3.3.1.3. Element Recorder

The element recorder is used to record element-level response during an analysis. Output may go to a file, XML, or other targets depending on the arguments. Common responses include force, deformation, and (for elements with sections) section and fiber response.

recorder Element <-file $fileName> <-xml $fileName> ... <-time> <-ele $ele1 $ele2 ...> $responseArgs

The exact arguments depend on the element type and what you want to record. The following sections describe how to record fiber and section response for fiber-section and beam-column elements.

3.3.1.3.1. Recording fiber response

For elements that use fiber sections (e.g. zeroLengthSection, forceBeamColumn, dispBeamColumn, mixedBeamColumn), you can record the response of a single fiber. What can be recorded in each fiber is defined by the UniaxialMaterial’s setResponse() method. A common option is stressStrain, which gives the fiber stress-strain history. Other options (e.g. stress, strain, tangent, damage for the Fatigue material) are available when supported by the material.

You specify which fiber to record using one of three options:

Fiber index – The index in the section’s internal array of fibers (0 to N_f − 1). Use fiber followed by the index and the response type.
Fiber closest to section coordinates – Give the section y and z coordinates; the recorder uses the fiber closest to that point. Use fiber followed by y, z, and the response type. For 2D problems, bending is about the z-axis so only y matters, but you must still provide a z value (e.g. 0).
Fiber with a given material tag closest to coordinates – Same as (2), but only among fibers with the specified material tag. Use fiber followed by y, z, matTag, and the response type. This is useful for sections with overlapping fibers (e.g. steel and concrete) when you want a specific material at a location.
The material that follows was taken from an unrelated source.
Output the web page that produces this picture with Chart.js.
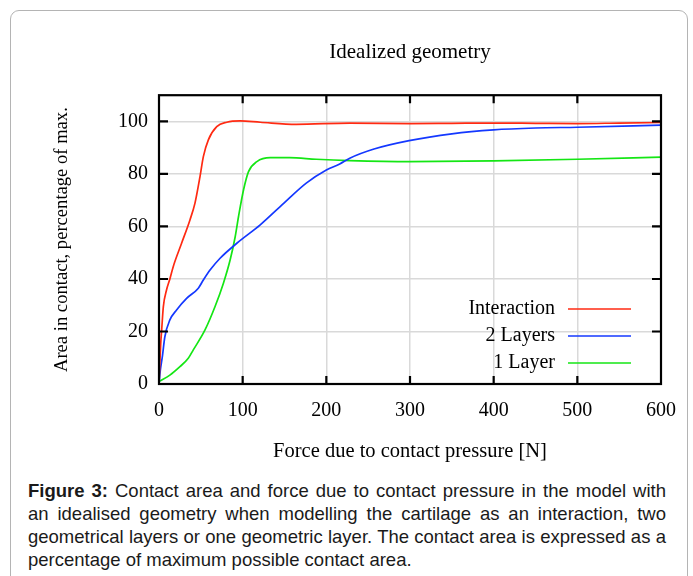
<!DOCTYPE html>
<html>
<head>
<meta charset="utf-8">
<script src="https://cdn.jsdelivr.net/npm/chart.js@4.4.1/dist/chart.umd.min.js"></script>
<style>
  html, body { margin: 0; padding: 0; background: #fff; }
  body { width: 693px; height: 576px; position: relative; overflow: hidden; }
  #frame {
    position: absolute; left: 10px; top: 10px; width: 676px; height: 600px;
    border: 1px solid #b4b4b4; border-radius: 9px;
  }
  #wrap { position: absolute; left: 0; top: 0; width: 693px; height: 470px; }
  #caption {
    position: absolute; left: 28px; top: 479px; width: 638px;
    font-family: "Liberation Sans", Arial, sans-serif; font-size: 18.5px;
    line-height: 23px; color: #1a1a1a;
  }
  #caption div { text-align: justify; text-align-last: justify; white-space: nowrap; }
  #caption div.last { text-align-last: left; }
</style>
</head>
<body>
<div id="frame"></div>
<div id="wrap"><canvas id="myChart"></canvas></div>
<div id="caption">
  <div><b>Figure 3:</b> Contact area and force due to contact pressure in the model with</div>
  <div>an idealised geometry when modelling the cartilage as an interaction, two</div>
  <div>geometrical layers or one geometric layer. The contact area is expressed as a</div>
  <div class="last">percentage of maximum possible contact area.</div>
</div>
<script>
var xTicks = [0, 100, 200, 300, 400, 500, 600];
var yTicks = [0, 20, 40, 60, 80, 100];

var forceInteraction = [0, 1, 2, 3.2, 5.2, 9, 13, 17, 27, 37, 43, 49, 53, 59, 69, 81, 97, 121, 164, 228, 300, 350, 400, 450, 500, 550, 600];
var areaInteraction  = [0, 8, 15, 20.6, 29.5, 35.8, 40, 44.7, 53.6, 62.5, 68.9, 79, 86.6, 93, 98, 99.7, 100.2, 99.7, 98.9, 99.4, 99.2, 99.3, 99.4, 99.3, 99.2, 99.4, 99.6];

var force2Layers = [0, 1.5, 4, 7, 13, 21, 33, 47, 53, 61, 73, 93, 121, 149, 176, 200, 216, 228, 257, 299, 350, 400, 450, 500, 600];
var area2Layers  = [0, 5, 10.4, 18, 24.4, 28.2, 32.6, 36.5, 39.6, 43.4, 47.9, 53.6, 60.6, 68.8, 76.5, 81.5, 83.8, 86, 89.5, 92.7, 95.3, 96.8, 97.5, 97.8, 98.6];

var force1Layer = [0, 13, 25, 35, 41, 55, 67, 77, 85, 91, 95, 101, 107, 117, 133, 156, 188, 228, 300, 400, 500, 600];
var area1Layer  = [1, 3.4, 6.6, 9.8, 13, 20.6, 29.5, 38.4, 47.2, 56, 63.7, 73.9, 80.9, 84.7, 86.2, 86.2, 85.6, 85.1, 84.7, 85, 85.6, 86.4];

var seriesNames  = ['Interaction', '2 Layers', '1 Layer'];
var seriesColors = ['#ff2a12', '#1438ff', '#14e614'];

function toPoints(xs, ys) {
  return xs.map(function (x, i) { return { x: x, y: ys[i] }; });
}

var serif = '"Liberation Serif", "Times New Roman", serif';

// gnuplot style frame, inward tick marks and the in-plot key
var gnuplotFrame = {
  id: 'gnuplotFrame',
  afterDraw: function (chart) {
    var c = chart.ctx, a = chart.chartArea;
    var sx = chart.scales.x, sy = chart.scales.y;
    c.save();
    c.strokeStyle = '#000';
    c.lineWidth = 2.2;
    c.beginPath();
    xTicks.forEach(function (v) {
      if (v === 0 || v === 600) return;
      var px = sx.getPixelForValue(v);
      c.moveTo(px, a.bottom); c.lineTo(px, a.bottom - 8);
      c.moveTo(px, a.top); c.lineTo(px, a.top + 8);
    });
    yTicks.forEach(function (v) {
      if (v === 0) return;
      var py = sy.getPixelForValue(v);
      c.moveTo(a.left, py); c.lineTo(a.left + 9, py);
      c.moveTo(a.right, py); c.lineTo(a.right - 9, py);
    });
    c.stroke();
    c.strokeRect(a.left, a.top, a.right - a.left, a.bottom - a.top);

    // key
    c.font = '20px ' + serif;
    c.textAlign = 'right';
    c.textBaseline = 'middle';
    chart.data.datasets.forEach(function (ds, i) {
      var y = a.bottom - 75 + i * 27;
      c.fillStyle = '#000';
      c.fillText(ds.label, a.right - 106, y);
      c.strokeStyle = ds.borderColor;
      c.lineWidth = 1.4;
      c.beginPath();
      c.moveTo(a.right - 93, y);
      c.lineTo(a.right - 30, y);
      c.stroke();
    });
    c.restore();
  }
};

var ctx = document.getElementById('myChart').getContext('2d');
var myChart = new Chart(ctx, {
  type: 'line',
  data: {
    datasets: [
      { label: seriesNames[0], data: toPoints(forceInteraction, areaInteraction), borderColor: seriesColors[0] },
      { label: seriesNames[1], data: toPoints(force2Layers, area2Layers), borderColor: seriesColors[1] },
      { label: seriesNames[2], data: toPoints(force1Layer, area1Layer), borderColor: seriesColors[2] }
    ]
  },
  options: {
    responsive: true,
    maintainAspectRatio: false,
    animation: false,
    layout: { padding: { left: 51, right: 32, top: 0, bottom: 6 } },
    elements: {
      point: { radius: 0 },
      line: { borderWidth: 1.7, cubicInterpolationMode: 'monotone', fill: false }
    },
    plugins: {
      legend: { display: false },
      tooltip: { enabled: false },
      title: {
        display: true,
        text: 'Idealized geometry',
        fullSize: false,
        color: '#000',
        font: { family: serif, size: 21, weight: 'normal' },
        padding: { top: 40, bottom: 30 }
      }
    },
    scales: {
      x: {
        type: 'linear',
        min: 0, max: 600,
        afterFit: function (scale) { scale.height = 80; },
        ticks: {
          stepSize: 100, padding: 15, color: '#000', maxRotation: 0,
          font: { family: serif, size: 20 }
        },
        grid: { color: '#d9d9d9', lineWidth: 1.5, drawTicks: false },
        border: { display: false },
        title: {
          display: true,
          text: 'Force due to contact pressure [N]',
          color: '#000',
          font: { family: serif, size: 20.5 },
          padding: { top: 0, bottom: 0 }
        }
      },
      y: {
        min: 0, max: 110,
        afterFit: function (scale) { scale.width = 108; },
        ticks: {
          stepSize: 20, padding: 11, color: '#000', includeBounds: false,
          font: { family: serif, size: 20 }
        },
        grid: { color: '#d9d9d9', lineWidth: 1.5, drawTicks: false },
        border: { display: false },
        title: {
          display: true,
          text: 'Area in contact, percentage of max.',
          color: '#000',
          font: { family: serif, size: 18.6 },
          padding: { top: 0, bottom: 0 }
        }
      }
    }
  },
  plugins: [gnuplotFrame]
});
</script>
</body>
</html>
What comes before fiber depends on the element:

zeroLengthSection – Use section then fiber (there is only one section).
Beam-column elements (displacement-based, force-based, mixed) – Use section secNum then fiber, where secNum is the integration point number (1 to N_p from node I to node J). Alternatively, use sectionX x then fiber to select the section closest to coordinate x along the element (see Recording section response by location (sectionX)).

Tcl Code

# zeroLengthSection: fiber closest to (y,z), stress-strain
recorder Element -ele 1 -file fiber.out section fiber 0.1 0.0 stressStrain

# Beam-column: section 1, fiber at (y,z) with material tag 2 (e.g. steel)
recorder Element -ele 1 -file steelFiber.out section 1 fiber -h/2 0 2 stressStrain

Python Code

# zeroLengthSection: fiber closest to (y,z)
ops.recorder('Element', '-ele', 1, '-file', 'fiber.out', 'section', 'fiber', 0.1, 0.0, 'stressStrain')

# Beam-column: section 1, steel fiber at tension face
ops.recorder('Element', '-ele', 1, '-file', 'steelFiber.out', 'section', 1, 'fiber', -h/2, 0, 2, 'stressStrain')

3.3.1.3.2. Recording section response by location (sectionX)

For beam-column elements you can record section response (e.g. force, deformation) by section number (1 to N_p). The mapping from section number to position depends on the integration rule (e.g. Lobatto, Legendre, or plastic-hinge schemes), so it is not always obvious which number corresponds to a given location along the element.

You can avoid relying on section numbers by using sectionX: give a location x in the range [0, L] along the element (0 at node I, L at node J). The recorder will use the section closest to that x coordinate. The remaining arguments after sectionX x are the same as for the usual section secNum recorder (e.g. deformation, force, or fiber …).

Tcl Code

# Section closest to x = 25 along the element
recorder Element -ele 1 -file sec25.out sectionX 25 deformation

Python Code

ops.recorder('Element', '-ele', 1, '-file', 'sec25.out', 'sectionX', 25, 'deformation')

Note

sectionX accepts a single x value per recorder. To record at multiple locations, define multiple recorders.